Baltica and Laurentia were involved in head-on collision around 435-425 million years (Panel 4). The Moine thrust, one of the defining ‘moments’ of tectonic dislocation and metamorphism in the Caledonian, developed during this interval. In contrast Avalonia’s approach was more oblique and it appears this smallish continental fragment slid past Laurentia. Avalonia’s legacy is that south England, Wales and south Ireland were now stitched firmly to their northern cousins. This plate tectonic assemblage has withstood tempests, bolides, and glaciations for the last 400 million years; 2000 years of geopolitical ructions are insignificant in comparison.
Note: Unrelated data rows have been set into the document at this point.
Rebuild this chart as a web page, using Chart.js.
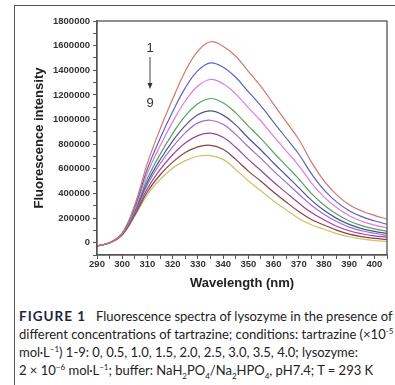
<!DOCTYPE html>
<html>
<head>
<meta charset="utf-8">
<script src="https://cdn.jsdelivr.net/npm/chart.js@4.4.0/dist/chart.umd.min.js"></script>
<style>
body{margin:0;background:#fff;width:395px;height:385px;overflow:hidden;position:relative}
#frame{position:absolute;left:14px;top:5px;width:420px;height:420px;border-left:1.5px solid #555;border-top:1.5px solid #555}
#grafico{position:absolute;left:0;top:0}
#didascalia{position:absolute;left:19px;top:307px;white-space:nowrap;font-family:Lato,"Open Sans",sans-serif;font-size:13px;line-height:18px;color:#222}
#didascalia .fig{font-weight:bold;letter-spacing:1px;color:#1c2540;font-size:13.5px}
#didascalia sup,#didascalia sub{font-size:8px;line-height:0}
</style>
</head>
<body>
<div id="frame"></div>
<canvas id="grafico" width="395" height="300"></canvas>
<div id="didascalia">
<span class="fig">FIGURE 1</span>&nbsp;&nbsp;&nbsp;Fluorescence spectra of lysozyme in the presence of<br>
different concentrations of tartrazine; conditions: tartrazine (×10<sup>-5</sup><br>
mol·L<sup>−1</sup>) 1-9: 0, 0.5, 1.0, 1.5, 2.0, 2.5, 3.0, 3.5, 4.0; lysozyme:<br>
2 × 10<sup>−6</sup> mol·L<sup>−1</sup>; buffer: NaH<sub>2</sub>PO<sub>4</sub>/Na<sub>2</sub>HPO<sub>4</sub>, pH7.4; T = 293 K
</div>
<script>
// lunghezze d'onda (nm)
var lunghezze = [290,295,300,305,310,315,320,325,330,335,340,345,350,355,360,365,370,375,380,385,390,395,400,405];

// intensita' di fluorescenza, curve 1-9
var curva1 = [12000,38000,115000,340000,670000,940000,1180000,1400000,1560000,1635000,1600000,1520000,1400000,1280000,1140000,1000000,860000,680000,530000,420000,340000,290000,255000,225000];
var curva2 = [12000,38000,113000,325000,625000,866000,1078000,1268000,1405000,1467000,1433000,1353000,1238000,1126000,997000,870000,743000,587000,458000,362000,292000,245000,212000,185000];
var curva3 = [12000,38000,112000,312000,590000,807000,998000,1164000,1283000,1335000,1301000,1221000,1111000,1005000,885000,768000,651000,514000,402000,317000,252000,208000,178000,155000];
var curva4 = [12000,38000,110000,298000,548000,740000,905000,1045000,1142000,1184000,1150000,1070000,965000,865000,755000,650000,545000,430000,338000,265000,210000,173000,148000,130000];
var curva5 = [12000,38000,108000,290000,520000,697000,846000,968000,1054000,1085000,1052000,974000,870000,775000,671000,574000,476000,376000,295000,231000,183000,150000,128000,112000];
var curva6 = [12000,37000,106000,280000,498000,665000,800000,911000,990000,1011000,979000,899000,800000,708000,609000,517000,425000,335000,264000,206000,162000,133000,113000,97000];
var curva7 = [12000,37000,104000,270000,468000,618000,737000,830000,889000,908000,876000,796000,700000,612000,520000,436000,353000,277000,220000,169000,133000,109000,92000,82000];
var curva8 = [12000,36000,101000,258000,443000,576000,678000,754000,800000,812000,780000,700000,607000,526000,441000,361000,286000,222000,179000,138000,106000,86000,72000,64000];
var curva9 = [12000,35000,98000,250000,420000,540000,630000,690000,725000,730000,700000,620000,530000,450000,370000,300000,230000,180000,145000,110000,85000,68000,55000,48000];

var curve = [curva1,curva2,curva3,curva4,curva5,curva6,curva7,curva8,curva9];
var colori = ["#d4776a","#5b63c4","#e07ade","#5aa05e","#4b5490","#9a70d0","#a0409e","#8c4040","#c9c46a"];

var cornice = {
  id: 'cornice',
  afterDraw: function(chart)
  {
    var ctx = chart.ctx;
    var a = chart.chartArea;
    ctx.save();
    ctx.strokeStyle = "#555";
    ctx.lineWidth = 1.3;
    ctx.strokeRect(a.left, a.top, a.right - a.left, a.bottom - a.top);
    // freccia 1 -> 9
    ctx.fillStyle = "#333";
    ctx.font = "13px 'Liberation Sans'";
    ctx.textAlign = "center";
    ctx.textBaseline = "middle";
    ctx.fillText("1", 150, 48);
    ctx.fillText("9", 150, 103);
    ctx.strokeStyle = "#444";
    ctx.lineWidth = 1;
    ctx.beginPath();
    ctx.moveTo(150, 57);
    ctx.lineTo(150, 86);
    ctx.stroke();
    ctx.beginPath();
    ctx.moveTo(147.5, 83);
    ctx.lineTo(152.5, 83);
    ctx.lineTo(150, 89);
    ctx.closePath();
    ctx.fill();
    ctx.restore();
  }
};

new Chart(document.getElementById("grafico"),
{
  type: 'line',
  data:
  {
    datasets: curve.map(function(c, i)
    {
      return {
        label: String(i + 1),
        data: c.map(function(v, j) { return {x: lunghezze[j], y: v}; }),
        borderColor: colori[i],
        borderWidth: 1.2,
        pointRadius: 0,
        fill: false,
        tension: 0.4
      };
    })
  },
  options:
  {
    responsive: false,
    animation: false,
    devicePixelRatio: 1,
    layout: { padding: { left: 28, top: 21, right: 8, bottom: 5 } },
    plugins: { legend: { display: false }, tooltip: { enabled: false } },
    scales:
    {
      x:
      {
        type: 'linear',
        min: 290,
        max: 405,
        afterFit: function(s) { s.height = 40; },
        grid: { drawOnChartArea: false, tickLength: 4, color: "#555", tickColor: "#555" },
        border: { color: "#555", width: 1.3 },
        ticks:
        {
          stepSize: 5,
          padding: 0,
          includeBounds: false,
          autoSkip: false,
          maxRotation: 0,
          color: "#333",
          font: { family: "'Liberation Sans'", size: 9.5, weight: 'bold' },
          callback: function(v) { return Math.round(v) % 10 === 0 ? Math.round(v) : ''; }
        },
        title:
        {
          display: true,
          text: 'Wavelength (nm)',
          color: "#222",
          font: { family: "'Liberation Sans'", size: 13, weight: 'bold' }
        }
      },
      y:
      {
        min: -60000,
        max: 1800000,
        afterFit: function(s) { s.width = 69; },
        grid: { drawOnChartArea: false, tickLength: 4, color: "#555", tickColor: "#555" },
        border: { color: "#555", width: 1.3 },
        ticks:
        {
          stepSize: 100000,
          includeBounds: false,
          autoSkip: false,
          color: "#333",
          font: { family: "'Liberation Sans'", size: 9.5, weight: 'bold' },
          callback: function(v)
          {
            var n = Math.round(v / 100000);
            return n % 2 === 0 ? String(n * 100000) : '';
          }
        },
        title:
        {
          display: true,
          text: 'Fluorescence intensity',
          color: "#222",
          font: { family: "'Liberation Sans'", size: 13, weight: 'bold' }
        }
      }
    }
  },
  plugins: [cornice]
});
</script>
</body>
</html>
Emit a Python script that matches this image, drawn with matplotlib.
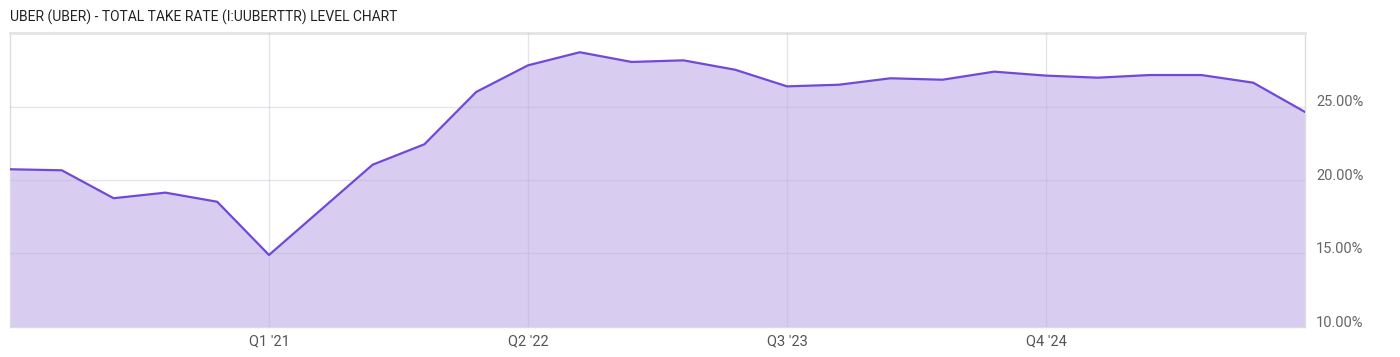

The amalgamation of Laurentia, Baltica and Avalonia eventually became part of a much larger continental mass, a super continent called Pangea that included Africa, South America, Antarctica, Australia and Asia (and of course, New Zealand). This amalgamation was well underway 335 million years ago. Pangea began to break apart about 175 million years ago, a separation that over the next 175 million years would give us our most recent plate tectonic configuration of ocean basins and continents (Plate 5).  Break up of Pangea took place in several stages, but the event that is of interest here took place about 75-80 million years ago. [Chris Scotese has created an excellent animation of these events, set to nice music].

Atlantic Ocean had its beginnings during the early stages of Pangea break up, 175 million years ago. Atlantic Ocean’s expansion is centered along a submarine spreading ridge of volcanism (that today stretches from Iceland almost to Antarctica). The spreading ridge migrated northwards, which means that new ocean floor was also being created incrementally northwards. During the early stages of North Atlantic Ocean expansion, the British Isles were still firmly attached to the old Laurentia margin.  But by 80 million years the locus of spreading had moved west of Britain and Ireland (Plate 5), and it was at this point that the ancient roots of north Scotland and Ireland became divorced from North America and Greenland – a decree absolute.

The period of Caledonian mountain building is one of the most studied in the geological community (at least two centuries worth, and 100s of 1000s of scientific papers), much of it undertaken before plate tectonics was discovered in the mid-1960s. Nevertheless, plate tectonics theory has provided a more global context, and a more rational, mechanistic approach to solving the myriad geological complexities.

I recently visited some of these rocks in the Scottish Hebrides and Connemara – and yes, there is complexity at every level of observation. The story I have presented is simplified – perhaps woefully so. But even a simple rendition can promote understanding. I’d like to think so.